TO BE DONE | Retype only what runs from the beginning of the data through the line with "const mapH=[55.5,10750], mapRows=41;"; please omit the pictures and keep every line exact.
-- START OF DATA PROVIDED --
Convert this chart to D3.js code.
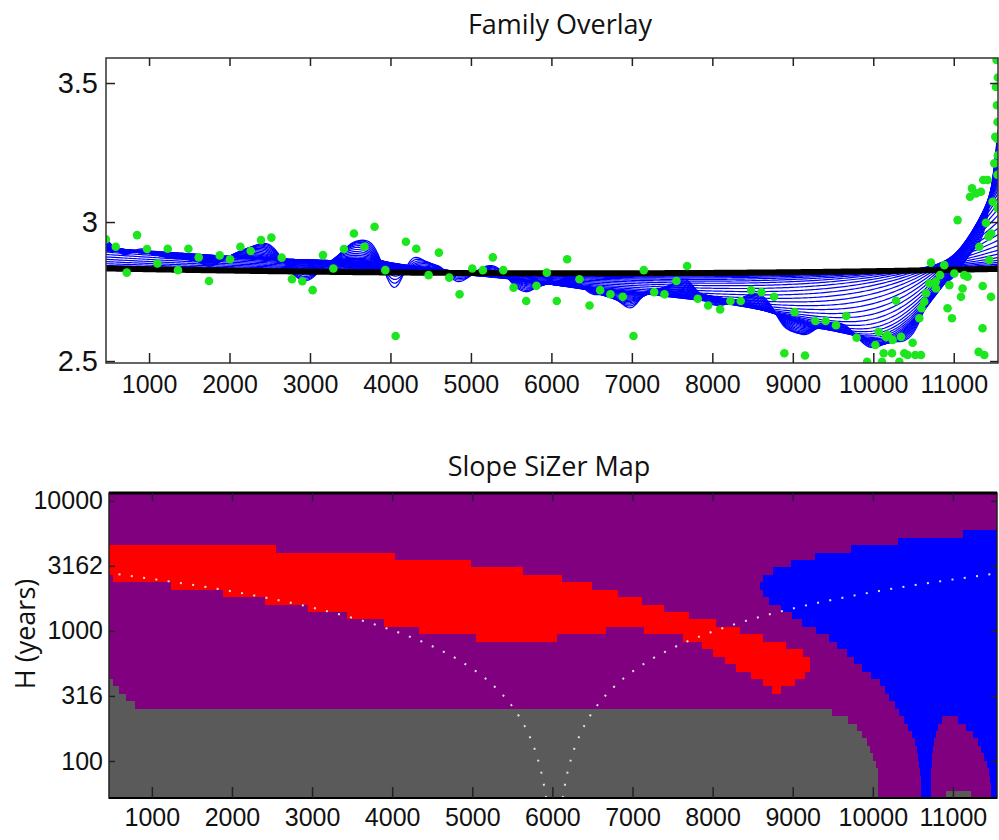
<!DOCTYPE html>
<html>
<head>
<meta charset="utf-8">
<script src="https://cdn.jsdelivr.net/npm/d3@7"></script>
<style>
body{margin:0;background:#fff;}
svg{display:block;font-family:"Open Sans","Noto Sans",sans-serif;}
</style>
</head>
<body>
<svg width="999" height="840"></svg>
<script>
// ---- data ----
const yearX=[463,586,723,851,975,1104,1232,1360,1489,1617,1745,1878,2006,2135,2263,2391,2520,2648,2776,2905,
 3033,3161,3290,3422,3546,3675,3803,3936,4064,4192,4321,4474,4602,4731,4859,5017,5148,5272,5402,5530,
 5687,5815,5943,6067,6196,6349,6474,6606,6734,6887,7020,7148,7277,7405,7554,7687,7819,7948,8097,8225,
 8353,8482,8610,8767,8895,9023,9152,9280,9408,9537,9665,9793,9923,10026,10067,10109,10129,10158,10178,10233,
 10241,10283,10324,10345,10386,10427,10489,10523,10572,10593,10599,10634,10655,10696,10717,10776,10779,10829,10882,10923,
 10945,10978,11007,11048,11090,11110,11131,11172,11202,11227,11276,11309,11317,11338,11358,11360,11367,11380,11400,11421,
 11433,11442,11463,11465,11483,11504,11516,11525,11532,11537,11540,11543,11546,11548,11544,11549];
const levelY=[2.938,2.911,2.818,2.953,2.903,2.851,2.904,2.827,2.904,2.873,2.788,2.880,2.866,2.911,2.896,2.935,2.944,2.872,2.794,2.787,
 2.755,2.881,2.833,2.903,2.959,2.911,2.983,2.827,2.590,2.929,2.904,2.809,2.890,2.800,2.740,2.833,2.827,2.873,2.827,2.764,
 2.716,2.771,2.818,2.716,2.866,2.794,2.700,2.755,2.740,2.731,2.590,2.827,2.748,2.740,2.788,2.842,2.724,2.700,2.686,2.716,
 2.716,2.755,2.748,2.731,2.528,2.676,2.520,2.644,2.644,2.629,2.662,2.584,2.497,2.558,2.605,2.497,2.528,2.587,2.594,2.528,
 2.576,2.717,2.497,2.587,2.528,2.522,2.566,2.522,2.654,2.522,2.690,2.713,2.744,2.779,2.854,2.785,2.761,2.809,2.845,2.690,
 2.773,2.654,2.815,3.007,2.731,2.761,2.809,2.803,3.091,3.121,3.103,2.533,2.911,3.109,2.618,2.770,3.151,2.522,2.997,3.151,
 2.947,2.863,2.731,2.959,3.073,3.211,3.307,3.486,3.583,3.42,3.30,3.17,3.05,3.52,3.36,3.24];

const xTicks=[1000,2000,3000,4000,5000,6000,7000,8000,9000,10000,11000];
const yTicks=[2.5,3,3.5];
const hTicks=[100,316.23,1000,3162.28,10000];
const hTickLabels=["100","316","1000","3162","10000"];

// bandwidth grids (smallest / largest h and count)
const familyH=[125,10750], familyCount=41;
const mapH=[55.5,10750], mapRows=41;

// SiZer map: [row (0 = largest h), from year, to year]
const redCells=[[7,465,2552],[8,465,4037],[9,465,4986],[10,465,5632],[11,517,6118],[12,1241,6497],
 [13,1886,6815],[14,2414,7117],[15,2948,7399],[16,3434,7701],[17,3900,8045],
 [18,4341,6671],[18,7146,8344],[19,5049,6056],[19,7629,8635],[20,7866,8920],[21,8011,9127],
 [22,8157,9218],[23,8294,9218],[24,8478,9156],[25,8635,9031],[26,8744,8856]];
const grayCells=[[25,465,521],[26,465,596],[27,465,679],[28,465,792],[29,465,9489],[30,465,9689],
 [31,465,9801],[32,465,9864],[33,465,9926],[34,465,9967],[35,465,10008],[36,465,10042],
 [37,465,10067],[38,465,10067],[39,465,10067],[40,465,10067],[40,10912,11228]];
const blueCells=[[5,11124,11550],[6,10308,11550],[7,9726,11550],[8,9272,11550],[9,8977,11550],
 [10,8748,11550],[11,8635,11550],[12,8594,11550],[13,8635,11550],[14,8706,11550],[15,8856,11550],
 [16,8990,11550],[17,9122,11550],[18,9289,11550],[19,9447,11550],[20,9552,11550],[21,9676,11550],
 [22,9759,11550],[23,9864,11550],[24,9976,11550],[25,10092,11550],[26,10154,11550],[27,10208,11550],
 [28,10279,11550],[29,10329,11550],
 [30,10392,10866],[30,11062,11550],[31,10445,10812],[31,11162,11550],[32,10488,10787],[32,11253,11550],
 [33,10529,10766],[33,11312,11550],[34,10550,10754],[34,11353,11550],[35,10566,10741],[35,11390,11550],
 [36,10579,10738],[36,11424,11550],[37,10590,10729],[37,11444,11550],[38,10598,10729],[38,11461,11550],
 [39,10598,10729],[39,11469,11550],[40,10598,10729],[40,11478,11550]];
const windowCentre=6025;

const svg=d3.select("svg");
const xDom=[465,11550];

// ---------- top panel ----------
const pA={l:106,r:998,t:58,b:363};
const x1=d3.scaleLinear().domain(xDom).range([pA.l,pA.r]);
const y1=d3.scaleLinear().domain([2.493,3.59]).range([pA.b,pA.t]);

svg.append("clipPath").attr("id","c1").append("rect")
  .attr("x",pA.l).attr("y",pA.t).attr("width",pA.r-pA.l).attr("height",pA.b-pA.t);

function smooth(x0,h){
  let s0=0,s1=0,s2=0,t0=0,t1=0;
  for(let i=0;i<yearX.length;i++){
    const d=yearX[i]-x0, w=Math.exp(-0.5*(d/h)*(d/h));
    s0+=w; s1+=w*d; s2+=w*d*d; t0+=w*levelY[i]; t1+=w*d*levelY[i];
  }
  const den=s0*s2-s1*s1;
  if(den<=1e-9*s0*s2) return t0/s0;
  return (s2*t0-s1*t1)/den;
}
const hs=d3.range(familyCount).map(i=>Math.exp(Math.log(familyH[0])+i*(Math.log(familyH[1])-Math.log(familyH[0]))/(familyCount-1)));
const grid=d3.range(0,401).map(i=>xDom[0]+i*(xDom[1]-xDom[0])/400);
const curves=hs.map(h=>grid.map(g=>[g,smooth(g,h)]));
const line=d3.line().x(d=>x1(d[0])).y(d=>y1(d[1]));

const g1=svg.append("g").attr("clip-path","url(#c1)");
g1.selectAll("path.fam").data(curves.slice(0,-1)).enter().append("path")
  .attr("class","fam").attr("d",line).attr("fill","none").attr("stroke","#0000ff").attr("stroke-width",1.2);
g1.append("path").attr("d",line(curves[curves.length-1])).attr("fill","none").attr("stroke","#000").attr("stroke-width",6);
g1.selectAll("circle").data(yearX).enter().append("circle")
  .attr("cx",d=>x1(d)).attr("cy",(d,i)=>y1(levelY[i])).attr("r",4.3).attr("fill","#1ee61e");

function frame(sel,s,col,w){
  sel.append("rect").attr("x",s.l).attr("y",s.t).attr("width",s.r-s.l).attr("height",s.b-s.t)
    .attr("fill","none").attr("stroke",col).attr("stroke-width",w);
}
function styleAxis(a,fs){
  a.select(".domain").remove();
  a.selectAll(".tick line").attr("stroke","#222").attr("stroke-width",1.5);
  a.selectAll("text").attr("fill","#111").style("font-size",fs+"px");
}

frame(svg,pA,"#333",1.5);
styleAxis(svg.append("g").attr("transform","translate(0,"+pA.b+")")
  .call(d3.axisBottom(x1).tickValues(xTicks).tickSize(-10).tickPadding(12).tickFormat(d3.format("d"))),25);
styleAxis(svg.append("g").attr("transform","translate(0,"+pA.t+")")
  .call(d3.axisTop(x1).tickValues(xTicks).tickSize(-8).tickFormat("")),25);
styleAxis(svg.append("g").attr("transform","translate("+pA.l+",0)")
  .call(d3.axisLeft(y1).tickValues(yTicks).tickSize(-9).tickPadding(8).tickFormat(d=>String(d))),29);
styleAxis(svg.append("g").attr("transform","translate("+pA.r+",0)")
  .call(d3.axisRight(y1).tickValues(yTicks).tickSize(-8).tickFormat("")),25);

svg.append("text").attr("x",560).attr("y",34).attr("text-anchor","middle")
  .style("font-size","27px").attr("fill","#111").text("Family Overlay");

// ---------- bottom panel ----------
const pB={l:109,r:997,t:493,b:798};
const x2=d3.scaleLinear().domain(xDom).range([pB.l,pB.r]);
const lstep=(Math.log10(mapH[1])-Math.log10(mapH[0]))/(mapRows-1);
const hEdge=k=>Math.pow(10,Math.log10(mapH[1])+lstep/2-k*lstep);
const y2=d3.scaleLog().domain([hEdge(mapRows),hEdge(0)]).range([pB.b,pB.t]);

svg.append("clipPath").attr("id","c2").append("rect")
  .attr("x",pB.l).attr("y",pB.t).attr("width",pB.r-pB.l).attr("height",pB.b-pB.t);
const g2=svg.append("g").attr("clip-path","url(#c2)").attr("shape-rendering","crispEdges");
g2.append("rect").attr("x",pB.l).attr("y",pB.t).attr("width",pB.r-pB.l).attr("height",pB.b-pB.t).attr("fill","#800080");

function cells(data,col){
  g2.append("g").selectAll("rect").data(data).enter().append("rect")
    .attr("x",d=>x2(d[1])).attr("width",d=>x2(d[2])-x2(d[1]))
    .attr("y",d=>y2(hEdge(d[0]))).attr("height",d=>y2(hEdge(d[0]+1))-y2(hEdge(d[0])))
    .attr("fill",col);
}
cells(grayCells,"#5a5a5a");
cells(redCells,"#ff0000");
cells(blueCells,"#0000ff");

// +/- 2h window guide
const hGuide=d3.range(0,301).map(i=>Math.pow(10,Math.log10(hEdge(mapRows))+i*(Math.log10(hEdge(0))-Math.log10(hEdge(mapRows)))/300));
const gLine=d3.line().x(d=>x2(d[0])).y(d=>y2(d[1]));
[-2,2].forEach(s=>{
  g2.append("path").attr("d",gLine(hGuide.map(h=>[windowCentre+s*h,h])))
    .attr("fill","none").attr("stroke","#e0e0e0").attr("stroke-width",2)
    .attr("stroke-dasharray","2,10.4").attr("shape-rendering","auto");
});

frame(svg,pB,"#222",1.5);
svg.append("line").attr("x1",pB.l).attr("x2",pB.r).attr("y1",pB.t).attr("y2",pB.t).attr("stroke","#000").attr("stroke-width",3);
svg.append("line").attr("x1",pB.l).attr("x2",pB.r).attr("y1",pB.b).attr("y2",pB.b).attr("stroke","#000").attr("stroke-width",2);
styleAxis(svg.append("g").attr("transform","translate(0,"+pB.b+")")
  .call(d3.axisBottom(x2).tickValues(xTicks).tickSize(-11).tickPadding(10).tickFormat(d3.format("d"))),25);
styleAxis(svg.append("g").attr("transform","translate(0,"+pB.t+")")
  .call(d3.axisTop(x2).tickValues(xTicks).tickSize(-8).tickFormat("")),25);
styleAxis(svg.append("g").attr("transform","translate("+pB.l+",0)")
  .call(d3.axisLeft(y2).tickValues(hTicks).tickSize(-6).tickPadding(6).tickFormat((d,i)=>hTickLabels[i])),25);
styleAxis(svg.append("g").attr("transform","translate("+pB.r+",0)")
  .call(d3.axisRight(y2).tickValues(hTicks).tickSize(-6).tickFormat("")),24);

svg.append("text").attr("x",549).attr("y",476).attr("text-anchor","middle")
  .style("font-size","27px").attr("fill","#111").text("Slope SiZer Map");
svg.append("text").attr("transform","translate(35,634) rotate(-90)").attr("text-anchor","middle")
  .style("font-size","27px").attr("fill","#111").text("H (years)");
</script>
</body>
</html>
-- END OF DATA PROVIDED --
COMPLETE ANSWER |
Convert this chart to D3.js code.
<!DOCTYPE html>
<html>
<head>
<meta charset="utf-8">
<script src="https://cdn.jsdelivr.net/npm/d3@7"></script>
<style>
body{margin:0;background:#fff;}
svg{display:block;font-family:"Open Sans","Noto Sans",sans-serif;}
</style>
</head>
<body>
<svg width="999" height="840"></svg>
<script>
// ---- data ----
const yearX=[463,586,723,851,975,1104,1232,1360,1489,1617,1745,1878,2006,2135,2263,2391,2520,2648,2776,2905,
 3033,3161,3290,3422,3546,3675,3803,3936,4064,4192,4321,4474,4602,4731,4859,5017,5148,5272,5402,5530,
 5687,5815,5943,6067,6196,6349,6474,6606,6734,6887,7020,7148,7277,7405,7554,7687,7819,7948,8097,8225,
 8353,8482,8610,8767,8895,9023,9152,9280,9408,9537,9665,9793,9923,10026,10067,10109,10129,10158,10178,10233,
 10241,10283,10324,10345,10386,10427,10489,10523,10572,10593,10599,10634,10655,10696,10717,10776,10779,10829,10882,10923,
 10945,10978,11007,11048,11090,11110,11131,11172,11202,11227,11276,11309,11317,11338,11358,11360,11367,11380,11400,11421,
 11433,11442,11463,11465,11483,11504,11516,11525,11532,11537,11540,11543,11546,11548,11544,11549];
const levelY=[2.938,2.911,2.818,2.953,2.903,2.851,2.904,2.827,2.904,2.873,2.788,2.880,2.866,2.911,2.896,2.935,2.944,2.872,2.794,2.787,
 2.755,2.881,2.833,2.903,2.959,2.911,2.983,2.827,2.590,2.929,2.904,2.809,2.890,2.800,2.740,2.833,2.827,2.873,2.827,2.764,
 2.716,2.771,2.818,2.716,2.866,2.794,2.700,2.755,2.740,2.731,2.590,2.827,2.748,2.740,2.788,2.842,2.724,2.700,2.686,2.716,
 2.716,2.755,2.748,2.731,2.528,2.676,2.520,2.644,2.644,2.629,2.662,2.584,2.497,2.558,2.605,2.497,2.528,2.587,2.594,2.528,
 2.576,2.717,2.497,2.587,2.528,2.522,2.566,2.522,2.654,2.522,2.690,2.713,2.744,2.779,2.854,2.785,2.761,2.809,2.845,2.690,
 2.773,2.654,2.815,3.007,2.731,2.761,2.809,2.803,3.091,3.121,3.103,2.533,2.911,3.109,2.618,2.770,3.151,2.522,2.997,3.151,
 2.947,2.863,2.731,2.959,3.073,3.211,3.307,3.486,3.583,3.42,3.30,3.17,3.05,3.52,3.36,3.24];

const xTicks=[1000,2000,3000,4000,5000,6000,7000,8000,9000,10000,11000];
const yTicks=[2.5,3,3.5];
const hTicks=[100,316.23,1000,3162.28,10000];
const hTickLabels=["100","316","1000","3162","10000"];

// bandwidth grids (smallest / largest h and count)
const familyH=[125,10750], familyCount=41;
const mapH=[55.5,10750], mapRows=41;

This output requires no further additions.